On Wed, 28 Jun 2006 08:55:11 -0400, David Abrahams <dave@boost-consulting.com> wrote:
Gennaro Prota <gennaro_prota@yahoo.com> writes:
When you write something like, for instance,
COUNT_OF_N(3, x)
though, it's not enough to check that x is an array. It shall be an array, x[0] shall be an array, x[1] and x[2] shall be arrays. I can imagine implementing it with some pp-lib iteration which automatically generates
sizeof(x[0])/sizeof(x[0][0]) sizeof(x[0][0])/sizeof(x[0][0][0]) sizeof(x[0][0][0])/sizeof(x[0][0][0][0])
up to a given limit,
So what's wrong with that?
Nothing. I didn't say it is wrong, just that I can't (still) see an easier template-only approach for the multidimentional case. It would help if you could post your simpler solution. With preprocessing manipulation I agree that you can have one function to detect arrays and do the actual computation with sizeof/sizeof.
but I'm not sure it can *reliably* be done with templates only.
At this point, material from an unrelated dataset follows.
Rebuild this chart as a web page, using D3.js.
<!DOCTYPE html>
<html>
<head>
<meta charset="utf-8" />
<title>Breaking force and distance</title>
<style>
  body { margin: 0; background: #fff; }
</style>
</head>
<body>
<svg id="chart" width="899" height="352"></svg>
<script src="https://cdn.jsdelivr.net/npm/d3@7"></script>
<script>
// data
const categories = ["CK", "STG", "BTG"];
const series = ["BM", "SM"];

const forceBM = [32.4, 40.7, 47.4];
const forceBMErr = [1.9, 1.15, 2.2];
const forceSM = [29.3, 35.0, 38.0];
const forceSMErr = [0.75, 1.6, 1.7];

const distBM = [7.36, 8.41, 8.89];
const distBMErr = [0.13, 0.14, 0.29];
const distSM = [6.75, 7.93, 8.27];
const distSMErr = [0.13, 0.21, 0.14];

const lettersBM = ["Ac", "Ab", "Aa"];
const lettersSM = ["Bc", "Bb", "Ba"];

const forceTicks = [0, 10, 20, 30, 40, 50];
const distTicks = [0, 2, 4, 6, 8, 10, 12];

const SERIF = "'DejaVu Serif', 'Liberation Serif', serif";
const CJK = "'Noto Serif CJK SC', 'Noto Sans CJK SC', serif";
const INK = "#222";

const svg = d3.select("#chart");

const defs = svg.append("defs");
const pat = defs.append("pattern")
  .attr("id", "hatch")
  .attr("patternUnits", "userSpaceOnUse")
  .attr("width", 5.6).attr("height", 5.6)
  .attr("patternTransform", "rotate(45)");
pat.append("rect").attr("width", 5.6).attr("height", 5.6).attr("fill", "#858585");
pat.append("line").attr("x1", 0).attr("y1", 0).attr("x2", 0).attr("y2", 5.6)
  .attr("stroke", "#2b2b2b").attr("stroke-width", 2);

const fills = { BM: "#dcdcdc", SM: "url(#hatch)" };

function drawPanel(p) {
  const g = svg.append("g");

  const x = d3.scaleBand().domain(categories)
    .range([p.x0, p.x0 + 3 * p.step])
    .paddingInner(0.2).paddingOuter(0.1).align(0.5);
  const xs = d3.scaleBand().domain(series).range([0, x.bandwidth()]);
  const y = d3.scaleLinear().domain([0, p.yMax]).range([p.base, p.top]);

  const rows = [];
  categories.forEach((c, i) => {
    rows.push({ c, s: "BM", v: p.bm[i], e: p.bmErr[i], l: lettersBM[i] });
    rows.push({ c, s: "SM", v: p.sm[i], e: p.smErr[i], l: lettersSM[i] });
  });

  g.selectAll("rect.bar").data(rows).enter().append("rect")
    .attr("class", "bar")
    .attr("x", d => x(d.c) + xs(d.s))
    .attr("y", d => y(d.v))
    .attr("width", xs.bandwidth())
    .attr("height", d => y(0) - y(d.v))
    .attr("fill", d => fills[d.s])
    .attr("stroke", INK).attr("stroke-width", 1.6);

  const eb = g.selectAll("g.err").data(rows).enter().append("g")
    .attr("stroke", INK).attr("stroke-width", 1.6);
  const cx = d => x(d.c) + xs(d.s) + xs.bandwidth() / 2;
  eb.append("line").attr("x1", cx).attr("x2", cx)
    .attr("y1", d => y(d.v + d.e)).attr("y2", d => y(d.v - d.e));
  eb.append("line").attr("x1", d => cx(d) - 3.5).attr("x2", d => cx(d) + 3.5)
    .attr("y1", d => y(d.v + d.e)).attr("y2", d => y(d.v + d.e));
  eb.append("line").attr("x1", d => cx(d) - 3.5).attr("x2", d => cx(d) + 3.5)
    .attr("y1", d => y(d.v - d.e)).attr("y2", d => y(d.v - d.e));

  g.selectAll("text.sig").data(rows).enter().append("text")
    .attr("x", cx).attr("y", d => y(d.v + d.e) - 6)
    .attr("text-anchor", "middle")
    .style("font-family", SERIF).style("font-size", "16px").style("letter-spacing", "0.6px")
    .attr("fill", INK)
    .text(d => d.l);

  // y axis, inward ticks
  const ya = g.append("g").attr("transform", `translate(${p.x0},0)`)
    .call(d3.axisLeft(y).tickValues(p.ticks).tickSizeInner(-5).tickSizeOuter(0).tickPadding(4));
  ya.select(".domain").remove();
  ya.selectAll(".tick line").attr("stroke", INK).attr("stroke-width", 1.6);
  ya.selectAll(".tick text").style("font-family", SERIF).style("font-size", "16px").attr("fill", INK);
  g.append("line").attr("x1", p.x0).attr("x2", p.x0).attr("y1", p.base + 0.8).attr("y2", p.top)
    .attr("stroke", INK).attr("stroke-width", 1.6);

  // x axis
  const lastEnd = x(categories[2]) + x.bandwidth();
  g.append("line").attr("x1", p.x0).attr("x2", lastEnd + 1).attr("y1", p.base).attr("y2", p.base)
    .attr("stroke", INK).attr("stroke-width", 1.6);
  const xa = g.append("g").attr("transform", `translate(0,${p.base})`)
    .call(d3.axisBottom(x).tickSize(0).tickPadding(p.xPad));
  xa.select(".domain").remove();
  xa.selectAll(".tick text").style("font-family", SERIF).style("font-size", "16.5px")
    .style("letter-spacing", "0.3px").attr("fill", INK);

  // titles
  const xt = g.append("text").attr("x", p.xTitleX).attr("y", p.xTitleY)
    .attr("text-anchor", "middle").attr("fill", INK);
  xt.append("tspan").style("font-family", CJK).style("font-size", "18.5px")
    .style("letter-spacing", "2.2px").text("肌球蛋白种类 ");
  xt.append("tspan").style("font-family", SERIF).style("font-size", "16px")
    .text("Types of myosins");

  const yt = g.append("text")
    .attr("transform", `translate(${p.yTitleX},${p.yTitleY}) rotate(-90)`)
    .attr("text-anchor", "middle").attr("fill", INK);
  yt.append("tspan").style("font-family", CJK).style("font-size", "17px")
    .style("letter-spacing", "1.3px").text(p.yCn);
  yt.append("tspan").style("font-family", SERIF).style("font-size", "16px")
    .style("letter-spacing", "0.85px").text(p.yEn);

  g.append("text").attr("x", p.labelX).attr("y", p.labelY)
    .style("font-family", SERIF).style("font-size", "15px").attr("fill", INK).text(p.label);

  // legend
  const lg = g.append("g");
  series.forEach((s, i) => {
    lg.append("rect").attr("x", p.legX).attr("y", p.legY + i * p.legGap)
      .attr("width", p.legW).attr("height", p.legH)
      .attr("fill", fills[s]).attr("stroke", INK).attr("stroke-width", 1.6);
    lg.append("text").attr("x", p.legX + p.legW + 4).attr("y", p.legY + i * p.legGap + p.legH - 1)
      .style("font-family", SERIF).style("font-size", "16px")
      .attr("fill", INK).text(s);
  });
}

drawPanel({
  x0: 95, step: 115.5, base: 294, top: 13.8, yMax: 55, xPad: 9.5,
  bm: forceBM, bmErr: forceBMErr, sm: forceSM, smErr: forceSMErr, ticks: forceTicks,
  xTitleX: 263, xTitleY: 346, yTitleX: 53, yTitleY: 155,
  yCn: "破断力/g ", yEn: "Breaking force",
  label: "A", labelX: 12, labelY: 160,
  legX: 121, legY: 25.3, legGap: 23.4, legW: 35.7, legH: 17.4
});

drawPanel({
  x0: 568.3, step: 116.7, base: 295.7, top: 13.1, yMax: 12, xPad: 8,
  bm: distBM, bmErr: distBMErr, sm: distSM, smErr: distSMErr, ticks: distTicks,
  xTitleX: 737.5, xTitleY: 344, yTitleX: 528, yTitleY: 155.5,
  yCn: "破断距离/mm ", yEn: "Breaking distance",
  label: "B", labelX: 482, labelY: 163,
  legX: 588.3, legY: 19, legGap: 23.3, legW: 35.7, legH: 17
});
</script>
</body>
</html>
You need a macro anyway, don't you?
You mean for the user? No. My idea was that the macro was provided as a shorthand (or maybe it wasn't provided at all --to be decided) but it was not "needed"; the user could anyway do: sizeof array_count<n>(arr) and that would give the count of the (n+1)-th dimension of arr. That should still be doable with my approach, even with VC6. Just to give the idea, it's enough to add something like this to my previous code: template <std::size_t d, typename t> struct vc6_wrap { static t & expr; enum { n_1 = sizeof(expr)/sizeof(expr[0]) }; enum { s = sizeof(array_counter<n_1> ::on_dim<d>::count(expr).result ) }; static char (&result) [s]; }; // "syntax adapter" template <std::size_t d, typename t> char(&array_count(t& a))[vc6_wrap<d, t>::s]; In my tests so far, this works: int main() { X a[1][2][3][4][5] = { 0 }; char a1[sizeof array_count<0>(a)] = { 0 }; // <-- char a2[sizeof array_count<1>(a)] = { 0 }; char a3[sizeof array_count<2>(a)] = { 0 }; char a4[sizeof array_count<3>(a)] = { 0 }; char a5[sizeof array_count<4>(a)] = { 0 }; std::cout << sizeof(a1) << ", " << sizeof(a2) << ", " << sizeof(a3) << ", " << sizeof(a4) << ", " << sizeof(a5) << '\n'; return 0; } but this doesn't: struct X { operator void*() const; double operator[](std::size_t) const; }; X x; sizeof array_count<0>(x); // no failure :-( --Gennaro.